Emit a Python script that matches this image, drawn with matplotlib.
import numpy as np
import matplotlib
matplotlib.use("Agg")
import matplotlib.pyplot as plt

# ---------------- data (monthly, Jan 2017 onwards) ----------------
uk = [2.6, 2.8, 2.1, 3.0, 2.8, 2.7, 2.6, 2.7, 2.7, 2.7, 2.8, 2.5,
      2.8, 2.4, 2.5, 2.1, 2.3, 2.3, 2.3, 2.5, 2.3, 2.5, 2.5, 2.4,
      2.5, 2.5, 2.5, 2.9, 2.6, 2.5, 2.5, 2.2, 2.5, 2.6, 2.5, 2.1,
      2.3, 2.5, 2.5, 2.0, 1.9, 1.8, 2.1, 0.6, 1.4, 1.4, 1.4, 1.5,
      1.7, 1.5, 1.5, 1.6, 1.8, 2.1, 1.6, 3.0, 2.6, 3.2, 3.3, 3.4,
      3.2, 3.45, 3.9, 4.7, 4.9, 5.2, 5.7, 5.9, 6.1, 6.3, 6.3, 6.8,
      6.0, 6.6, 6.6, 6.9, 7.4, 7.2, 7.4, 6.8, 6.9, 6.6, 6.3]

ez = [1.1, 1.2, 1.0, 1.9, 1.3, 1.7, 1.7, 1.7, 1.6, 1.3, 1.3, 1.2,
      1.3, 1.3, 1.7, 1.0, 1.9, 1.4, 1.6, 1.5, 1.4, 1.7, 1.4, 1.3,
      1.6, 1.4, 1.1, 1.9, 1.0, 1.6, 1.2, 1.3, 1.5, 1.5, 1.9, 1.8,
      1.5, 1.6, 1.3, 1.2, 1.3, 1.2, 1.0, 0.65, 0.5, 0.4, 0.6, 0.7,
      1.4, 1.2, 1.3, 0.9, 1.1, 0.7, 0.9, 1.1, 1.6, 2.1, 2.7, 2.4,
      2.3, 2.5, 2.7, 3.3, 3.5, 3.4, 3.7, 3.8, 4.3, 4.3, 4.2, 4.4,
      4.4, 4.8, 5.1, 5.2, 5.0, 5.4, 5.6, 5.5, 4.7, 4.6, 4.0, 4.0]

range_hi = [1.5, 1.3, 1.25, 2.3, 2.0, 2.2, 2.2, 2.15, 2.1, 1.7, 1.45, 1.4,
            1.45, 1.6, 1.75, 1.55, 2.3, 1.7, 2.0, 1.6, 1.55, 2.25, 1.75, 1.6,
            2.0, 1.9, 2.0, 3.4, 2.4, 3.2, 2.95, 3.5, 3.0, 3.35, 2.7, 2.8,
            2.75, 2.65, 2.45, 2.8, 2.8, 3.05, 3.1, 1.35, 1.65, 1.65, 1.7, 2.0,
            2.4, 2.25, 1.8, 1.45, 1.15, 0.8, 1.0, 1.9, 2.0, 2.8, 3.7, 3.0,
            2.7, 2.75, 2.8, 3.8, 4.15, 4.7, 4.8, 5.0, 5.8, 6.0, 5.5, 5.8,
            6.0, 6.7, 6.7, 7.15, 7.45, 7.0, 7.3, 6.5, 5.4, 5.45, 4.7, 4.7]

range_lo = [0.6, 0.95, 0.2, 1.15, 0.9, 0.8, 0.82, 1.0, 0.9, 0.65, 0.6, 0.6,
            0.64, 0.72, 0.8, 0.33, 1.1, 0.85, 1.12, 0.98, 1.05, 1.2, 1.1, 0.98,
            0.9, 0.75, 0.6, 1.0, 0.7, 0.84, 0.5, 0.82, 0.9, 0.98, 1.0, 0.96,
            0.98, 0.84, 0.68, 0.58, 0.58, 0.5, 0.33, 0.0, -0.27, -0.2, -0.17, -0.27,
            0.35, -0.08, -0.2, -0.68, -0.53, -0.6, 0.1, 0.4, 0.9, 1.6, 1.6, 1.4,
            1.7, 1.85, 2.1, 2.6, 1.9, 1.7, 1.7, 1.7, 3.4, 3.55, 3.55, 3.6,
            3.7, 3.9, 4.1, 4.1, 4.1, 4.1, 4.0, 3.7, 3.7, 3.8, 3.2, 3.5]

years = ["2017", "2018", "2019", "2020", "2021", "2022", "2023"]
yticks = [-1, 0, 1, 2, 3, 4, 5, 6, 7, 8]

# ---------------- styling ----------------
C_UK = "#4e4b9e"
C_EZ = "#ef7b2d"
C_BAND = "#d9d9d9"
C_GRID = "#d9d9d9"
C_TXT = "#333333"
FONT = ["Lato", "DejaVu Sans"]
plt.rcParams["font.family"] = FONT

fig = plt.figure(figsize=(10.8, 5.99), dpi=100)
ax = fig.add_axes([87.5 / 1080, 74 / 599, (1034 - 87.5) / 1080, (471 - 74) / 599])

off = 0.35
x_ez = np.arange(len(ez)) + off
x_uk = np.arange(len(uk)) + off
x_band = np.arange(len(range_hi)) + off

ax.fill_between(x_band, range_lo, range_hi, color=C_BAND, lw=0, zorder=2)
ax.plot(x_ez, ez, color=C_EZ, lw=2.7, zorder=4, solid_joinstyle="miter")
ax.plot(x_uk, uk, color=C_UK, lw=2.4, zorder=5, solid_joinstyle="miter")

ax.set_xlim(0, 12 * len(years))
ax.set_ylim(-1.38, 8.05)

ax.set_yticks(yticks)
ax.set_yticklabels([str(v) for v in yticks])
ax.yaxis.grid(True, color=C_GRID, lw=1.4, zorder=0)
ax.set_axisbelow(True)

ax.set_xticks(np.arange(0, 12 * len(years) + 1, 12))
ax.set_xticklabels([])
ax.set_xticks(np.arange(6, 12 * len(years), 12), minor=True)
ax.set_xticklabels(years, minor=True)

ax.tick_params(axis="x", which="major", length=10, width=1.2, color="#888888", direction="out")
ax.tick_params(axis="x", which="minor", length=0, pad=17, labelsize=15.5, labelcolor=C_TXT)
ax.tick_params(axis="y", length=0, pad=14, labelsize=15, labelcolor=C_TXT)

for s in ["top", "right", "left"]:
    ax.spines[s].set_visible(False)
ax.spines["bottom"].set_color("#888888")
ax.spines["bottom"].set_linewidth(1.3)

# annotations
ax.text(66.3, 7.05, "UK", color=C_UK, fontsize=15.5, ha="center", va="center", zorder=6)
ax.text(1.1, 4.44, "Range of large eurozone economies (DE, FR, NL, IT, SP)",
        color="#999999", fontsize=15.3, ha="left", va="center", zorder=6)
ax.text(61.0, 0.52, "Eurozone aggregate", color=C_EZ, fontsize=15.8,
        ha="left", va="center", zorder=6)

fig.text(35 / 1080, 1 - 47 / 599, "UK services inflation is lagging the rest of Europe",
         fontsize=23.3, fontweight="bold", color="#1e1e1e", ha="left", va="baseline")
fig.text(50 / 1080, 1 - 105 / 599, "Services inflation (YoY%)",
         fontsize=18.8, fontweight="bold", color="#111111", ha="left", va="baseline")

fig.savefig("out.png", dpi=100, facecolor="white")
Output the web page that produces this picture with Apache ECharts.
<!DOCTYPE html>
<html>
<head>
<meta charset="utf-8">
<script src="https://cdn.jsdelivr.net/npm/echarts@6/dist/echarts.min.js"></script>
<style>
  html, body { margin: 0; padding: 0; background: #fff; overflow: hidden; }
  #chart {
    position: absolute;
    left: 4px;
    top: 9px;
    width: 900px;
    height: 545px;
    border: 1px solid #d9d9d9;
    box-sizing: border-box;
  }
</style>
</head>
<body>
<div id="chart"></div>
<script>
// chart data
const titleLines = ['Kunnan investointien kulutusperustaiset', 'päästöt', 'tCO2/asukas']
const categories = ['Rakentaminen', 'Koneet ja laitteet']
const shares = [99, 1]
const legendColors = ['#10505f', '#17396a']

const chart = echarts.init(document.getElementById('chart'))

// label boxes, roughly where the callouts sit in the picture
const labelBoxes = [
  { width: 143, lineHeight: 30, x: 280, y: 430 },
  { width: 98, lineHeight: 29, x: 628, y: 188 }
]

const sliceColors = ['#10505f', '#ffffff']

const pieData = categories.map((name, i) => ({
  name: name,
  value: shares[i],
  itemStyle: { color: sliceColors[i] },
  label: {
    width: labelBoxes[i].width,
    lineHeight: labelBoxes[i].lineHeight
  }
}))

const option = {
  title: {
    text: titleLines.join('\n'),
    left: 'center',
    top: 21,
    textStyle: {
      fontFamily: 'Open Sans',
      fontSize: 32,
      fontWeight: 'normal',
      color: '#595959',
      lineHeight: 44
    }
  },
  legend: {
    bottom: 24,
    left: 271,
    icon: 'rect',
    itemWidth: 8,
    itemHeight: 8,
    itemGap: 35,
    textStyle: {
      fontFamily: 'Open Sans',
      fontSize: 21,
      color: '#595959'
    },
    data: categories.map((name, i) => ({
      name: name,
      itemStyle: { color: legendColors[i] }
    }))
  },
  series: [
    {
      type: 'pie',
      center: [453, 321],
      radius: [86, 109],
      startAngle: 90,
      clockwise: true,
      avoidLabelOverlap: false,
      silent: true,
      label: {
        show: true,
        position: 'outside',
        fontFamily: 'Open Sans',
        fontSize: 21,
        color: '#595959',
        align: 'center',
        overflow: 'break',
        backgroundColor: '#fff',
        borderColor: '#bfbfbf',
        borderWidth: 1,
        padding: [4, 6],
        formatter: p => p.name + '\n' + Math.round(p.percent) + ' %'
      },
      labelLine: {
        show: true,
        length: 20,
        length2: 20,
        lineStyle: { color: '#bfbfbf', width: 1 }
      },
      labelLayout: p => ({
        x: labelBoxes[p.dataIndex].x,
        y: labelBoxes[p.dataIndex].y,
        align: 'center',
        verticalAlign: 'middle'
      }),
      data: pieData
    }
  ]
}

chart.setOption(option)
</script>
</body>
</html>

----

> [Instruction] Only the lines from the beginning of the material to the line containing "3.8, 3.2, 3.5]" should be echoed, verbatim and in full.

> [Task solution]
Emit a Python script that matches this image, drawn with matplotlib.
import numpy as np
import matplotlib
matplotlib.use("Agg")
import matplotlib.pyplot as plt

# ---------------- data (monthly, Jan 2017 onwards) ----------------
uk = [2.6, 2.8, 2.1, 3.0, 2.8, 2.7, 2.6, 2.7, 2.7, 2.7, 2.8, 2.5,
      2.8, 2.4, 2.5, 2.1, 2.3, 2.3, 2.3, 2.5, 2.3, 2.5, 2.5, 2.4,
      2.5, 2.5, 2.5, 2.9, 2.6, 2.5, 2.5, 2.2, 2.5, 2.6, 2.5, 2.1,
      2.3, 2.5, 2.5, 2.0, 1.9, 1.8, 2.1, 0.6, 1.4, 1.4, 1.4, 1.5,
      1.7, 1.5, 1.5, 1.6, 1.8, 2.1, 1.6, 3.0, 2.6, 3.2, 3.3, 3.4,
      3.2, 3.45, 3.9, 4.7, 4.9, 5.2, 5.7, 5.9, 6.1, 6.3, 6.3, 6.8,
      6.0, 6.6, 6.6, 6.9, 7.4, 7.2, 7.4, 6.8, 6.9, 6.6, 6.3]

ez = [1.1, 1.2, 1.0, 1.9, 1.3, 1.7, 1.7, 1.7, 1.6, 1.3, 1.3, 1.2,
      1.3, 1.3, 1.7, 1.0, 1.9, 1.4, 1.6, 1.5, 1.4, 1.7, 1.4, 1.3,
      1.6, 1.4, 1.1, 1.9, 1.0, 1.6, 1.2, 1.3, 1.5, 1.5, 1.9, 1.8,
      1.5, 1.6, 1.3, 1.2, 1.3, 1.2, 1.0, 0.65, 0.5, 0.4, 0.6, 0.7,
      1.4, 1.2, 1.3, 0.9, 1.1, 0.7, 0.9, 1.1, 1.6, 2.1, 2.7, 2.4,
      2.3, 2.5, 2.7, 3.3, 3.5, 3.4, 3.7, 3.8, 4.3, 4.3, 4.2, 4.4,
      4.4, 4.8, 5.1, 5.2, 5.0, 5.4, 5.6, 5.5, 4.7, 4.6, 4.0, 4.0]

range_hi = [1.5, 1.3, 1.25, 2.3, 2.0, 2.2, 2.2, 2.15, 2.1, 1.7, 1.45, 1.4,
            1.45, 1.6, 1.75, 1.55, 2.3, 1.7, 2.0, 1.6, 1.55, 2.25, 1.75, 1.6,
            2.0, 1.9, 2.0, 3.4, 2.4, 3.2, 2.95, 3.5, 3.0, 3.35, 2.7, 2.8,
            2.75, 2.65, 2.45, 2.8, 2.8, 3.05, 3.1, 1.35, 1.65, 1.65, 1.7, 2.0,
            2.4, 2.25, 1.8, 1.45, 1.15, 0.8, 1.0, 1.9, 2.0, 2.8, 3.7, 3.0,
            2.7, 2.75, 2.8, 3.8, 4.15, 4.7, 4.8, 5.0, 5.8, 6.0, 5.5, 5.8,
            6.0, 6.7, 6.7, 7.15, 7.45, 7.0, 7.3, 6.5, 5.4, 5.45, 4.7, 4.7]

range_lo = [0.6, 0.95, 0.2, 1.15, 0.9, 0.8, 0.82, 1.0, 0.9, 0.65, 0.6, 0.6,
            0.64, 0.72, 0.8, 0.33, 1.1, 0.85, 1.12, 0.98, 1.05, 1.2, 1.1, 0.98,
            0.9, 0.75, 0.6, 1.0, 0.7, 0.84, 0.5, 0.82, 0.9, 0.98, 1.0, 0.96,
            0.98, 0.84, 0.68, 0.58, 0.58, 0.5, 0.33, 0.0, -0.27, -0.2, -0.17, -0.27,
            0.35, -0.08, -0.2, -0.68, -0.53, -0.6, 0.1, 0.4, 0.9, 1.6, 1.6, 1.4,
            1.7, 1.85, 2.1, 2.6, 1.9, 1.7, 1.7, 1.7, 3.4, 3.55, 3.55, 3.6,
            3.7, 3.9, 4.1, 4.1, 4.1, 4.1, 4.0, 3.7, 3.7, 3.8, 3.2, 3.5]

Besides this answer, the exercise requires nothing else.